One of the most eloquent, defining voices in Moundsville is Marc Harshman, a former Moundsville resident, grade school teacher, storyteller, children’s book author– and the ninth poet laureate of West Virginia.
Since earning that title from Governor Earl Ray Tomblin in 2012 — after the death of Irene McKinney — Marc has traveled widely around the state to support poets, novelists, journalists and other artists. “Although we are a small state, it’s hard for me to imagine any state with a greater pool of accomplished artists—painters, sculptors, musicians, dancers, as well as, of course, writers,” he said in an interview with Zach Davis for Fluent Magazine.
Working with Marc was a treat. He was generous with his time when we met with him at his home in Wheeling last spring. We turned on the camera, and talked for two hours, on religion, small towns, economics, class, race, poetry, politics and American history. He even read us some poetry for us which we couldn’t fit into the film but released as bonus features.
Marc hit a lot of sweet, smart notes during our conversation, which is why he is featured so prominently in the film. Clearly, he had been thinking for decades about the stuff we had to ask him.
And, luckily for us, he really, really loves West Virginia, in a way that’s deep and thoughtful and true and impossible to fake.
For example, this poem is from his book “Woman In Red Anorak”, published by Lynx House, which you can order here:
SMALL TOWN, WEST VIRGINIA
after Tomas Tranströmer
Town is closed today.
Smokeless chimneys, rain-slicked and empty streets.
I don’t know why.
It hasn’t asked much of me lately.
Like a fever, perhaps, it will pass, open again tomorrow.

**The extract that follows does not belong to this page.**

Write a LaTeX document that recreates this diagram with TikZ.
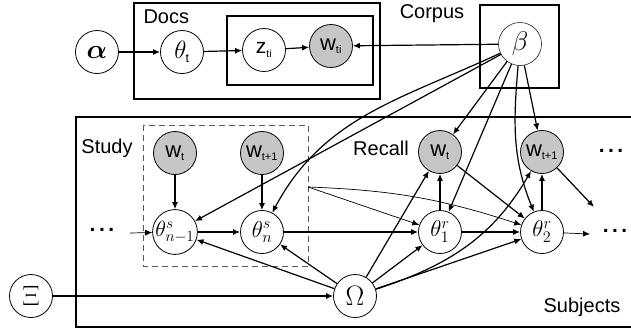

The sun glints on the damp pavements
and a few windows shine
in the dark face of the warehouse.
I haul myself up the ridge
to where my words race, then tumble, soundlessly
over the cliff.
I hold myself close, and listen,
and with my back to the wind,
lift my arms, and try again, say
the word feather, say the word soar.
The quiet answers with its own names.
I should do this more often,
and whether or not the peopled world below
goes on or not,
this older world remains
as these sun-drenched warblers testify
with their reedy whistling.
I should more often do, at least, this much.
I should this much do, as if even the least of us mattered.
I lift up a stone and watch it soar.
I can almost see where its feathers begin . . .
That book won the 20th Annual Blue Lynx Prize. “In Marc Harshman’s prize-winning collection,” the publisher says, “actual war, age, and disaster mingle with dream and hallucinatory sadness to produce an edgy sweetness few American poets have managed to give us.“
That edgy sweetness is tinged with hope. This poem is from a book called “Believe What You Can”, published by WVU Press and available here.
JACKSON POLLOCK AND THE STARLINGS, MOUNDSVILLE, WEST
The painting has a life of its own. I try to let it come through. — Jackson Pollock
The starlings have again held their revival here.
The sidewalk below their power line pulpits
is stippled with rose and ivory starbursts.
A few linger near yet this morning, whistling,
as if they were unaware
of their art, unaware
of the limits of transcendence,
of the neighbors’ lack of appreciation
of mulberries, of art, of starlings with a purpose.
May we all be starlings with a purpose. Thank you, Marc.